Starting a photography business is a creative and exciting step in your professional life, but the smartest early moves often happen off camera. In the United States, the photography industry generates an estimated $15.8 billion in annual revenue as of 2025, growing at a 5.8% CAGR over the past five years.
When you treat your work like a business from day one, you give yourself room to grow because you charge confidently and protect the images that pay your bills.
Licensing, copyright, and branding connect directly to your income and your ability to control how clients use your work. With a clear setup and a working understanding of intellectual property rules, you can launch with confidence.
1) Set up the business side
Your business structure shapes how clients see you and how the IRS treats your income.
- Structure
Many freelance photographers start as sole proprietors, but LLCs remain popular because they separate personal and business liability while staying flexible for solo creators.
Research what’s available in your area. Start with the state you live in as this can vary depending on where you are. For instance, if you’re based in Texas, you can look into how to start an LLC in Texas and compare this withbeing a sole proprietor. Searching in this way will help you find the right structure for you.
- EIN
Once you choose a structure, you can apply for an Employer Identification Number directly from the IRS, which costs nothing when you use the official IRS site. An EIN helps you open a business bank account and issue invoices, along with keeping your personal finances separate from client payments.
- The paperwork
Contracts and invoices matter just as much as camera gear. This is because written terms define your payment schedules and usage rights. They also cover your cancellation policy, which is vital in this industry where you’re running your business based on each photography job.
One clear contract per client creates consistency and reduces misunderstandings before they start.
2) Understand copyright in photography
Every original photo you take receives copyright protection the moment you press the shutter. The US Copyright Office explains that protection exists as soon as your image is ‘fixed,’ meaning it lives in a digital file or print, not in your head. Posting your photos online or sharing them on social media does not give up those rights, even if others can view or download the image.
Copyright covers the photograph itself, not the subject, which means you own the creative expression unless you sign those rights away. This distinction helps you push back if clients assume payment automatically buys full ownership. You can point to official guidance from the US Copyright Office to support your position and explain that licensing, not selling copyright, drives most professional photography work.
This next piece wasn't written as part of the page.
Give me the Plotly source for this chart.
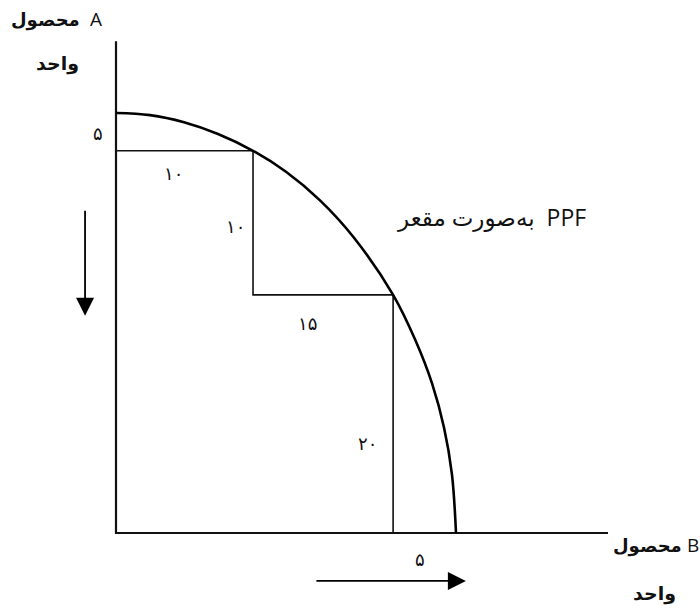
import plotly.graph_objects as go

# PPF curve (product B on x, product A on y)
curve_b = [0, 1, 2, 3, 4.03, 5, 6, 7, 8.15, 8.8, 9.3, 9.65, 9.88, 10]
curve_a = [10, 9.95, 9.78, 9.5, 9.1, 8.6, 7.92, 7.03, 5.67, 4.6, 3.55, 2.5, 1.4, 0]

# staircase of trade-offs
step_b = [0, 4.03, 4.03, 8.15, 8.15]
step_a = [9.1, 9.1, 5.67, 5.67, 0]

# labels
step_labels = ["۵", "۱۰", "۱۰", "۱۵", "۲۰", "۵"]
curve_label = "به‌صورت مقعر  PPF"
product_word = "<b>محصول</b>"
y_letter = "A"
x_letter = "B"
unit_label = "<b>واحد</b>"

# axis extents
axis_b_max = 14.47
axis_a_max = 11.71

FONT = "Open Sans, DejaVu Sans, sans-serif"
ARFONT = "DejaVu Sans, sans-serif"

fig = go.Figure()
fig.add_trace(go.Scatter(x=[0, 0, axis_b_max], y=[axis_a_max, 0, 0], mode="lines",
                         line=dict(color="#111", width=2.2), hoverinfo="skip"))
fig.add_trace(go.Scatter(x=step_b, y=step_a, mode="lines",
                         line=dict(color="#111", width=1.6), hoverinfo="skip"))
fig.add_trace(go.Scatter(x=curve_b, y=curve_a, mode="lines", line_shape="spline",
                         line=dict(color="#000", width=2.6), hoverinfo="skip"))

label_pos = [(-0.53, 9.52), (1.68, 8.57), (3.5, 7.29), (5.62, 5.0), (7.41, 2.14), (8.94, -0.64)]
ann = []
for t, (x, y) in zip(step_labels, label_pos):
    ann.append(dict(x=x, y=y, text=t, showarrow=False, font=dict(family=ARFONT, size=18, color="#111")))

ann.append(dict(x=11.03, y=7.52, text=curve_label, showarrow=False,
                font=dict(family=FONT, size=23, color="#111")))
# y-axis title
ann.append(dict(x=-2.06, y=12.21, text=product_word, showarrow=False,
                font=dict(family=ARFONT, size=18, color="#111")))
ann.append(dict(x=-0.59, y=12.25, text=y_letter, showarrow=False,
                font=dict(family=FONT, size=19, color="#111")))
ann.append(dict(x=-1.71, y=11.19, text=unit_label, showarrow=False,
                font=dict(family=ARFONT, size=19, color="#111")))
# x-axis title
ann.append(dict(x=15.62, y=-0.31, text=product_word, showarrow=False,
                font=dict(family=ARFONT, size=18, color="#111")))
ann.append(dict(x=16.97, y=-0.28, text=x_letter, showarrow=False,
                font=dict(family=FONT, size=19, color="#111")))
ann.append(dict(x=15.85, y=-1.45, text=unit_label, showarrow=False,
                font=dict(family=ARFONT, size=19, color="#111")))

# direction arrows
ann.append(dict(x=-0.91, y=5.17, ax=-0.91, ay=7.71, axref="x", ayref="y", xref="x", yref="y",
                text="", showarrow=True, arrowhead=2, arrowsize=2.0, arrowwidth=1.8, arrowcolor="#000"))
ann.append(dict(x=10.29, y=-1.14, ax=5.85, ay=-1.14, axref="x", ayref="y", xref="x", yref="y",
                text="", showarrow=True, arrowhead=2, arrowsize=2.0, arrowwidth=1.8, arrowcolor="#000"))

fig.update_layout(
    width=700, height=608,
    margin=dict(l=0, r=0, t=0, b=0),
    paper_bgcolor="white", plot_bgcolor="white",
    showlegend=False,
    annotations=ann,
    xaxis=dict(range=[-116 / 34, 584 / 34], visible=False, fixedrange=True),
    yaxis=dict(range=[-75 / 42, 533 / 42], visible=False, fixedrange=True),
)
fig.write_html("out.html", config={"displayModeBar": False},
               post_script="document.body.style.margin='0px';document.body.style.overflow='hidden';")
3) When to register photos
While copyright exists automatically, registration puts you in a good position legally. The Copyright Office recommends registration because it creates a public record of ownership and gives you the ability to bring an infringement lawsuit in federal court. Registration also means you can seek statutory damages and attorney fees in certain cases. This can be vital to you and your business if someone misuses your images.
Many photographers register groups of photos rather than individual images to keep costs manageable. The Copyright Office outlines specific registration options designed for photographers, including group registrations for published or unpublished works.
If you explore your options early, this helps you build registration into your business and saves having to play catch up after a problem appears.
4) Trademarks, branding, and preventing name confusion
Copyright protects your photos, but trademarks protect how clients recognize your business. A trademark covers brand identifiers such as your business name or logo, not the services themselves. Early name searches reduce the risk of investing in marketing only to discover another photographer already uses a confusingly similar name.
A basic clearance check through the US Patent and Trademark Office database can flag conflicts before you buy domains, design logos, or print packaging. Even without immediate registration, knowing where your name stands helps you decide whether to adjust branding now rather than rebrand later at a higher cost.
5) Licensing your work
Licensing defines how clients may use your images, and it directly affects pricing. Usage terms usually dictate where the photo appears, how long the client can use it, and what purpose the image serves. A local website license differs from a national ad campaign, even if the photo stays the same.
Commercial projects often require model releases so clients can legally use images featuring recognizable people. Client agreements also benefit from minimum licensing terms that clarify factors like duration and geographic scope. Include these basics consistently so each job reinforces the value of your work.
When you launch your photography business with solid licensing and IP habits, the easier it becomes to focus on shooting and getting paid for the work only you can create.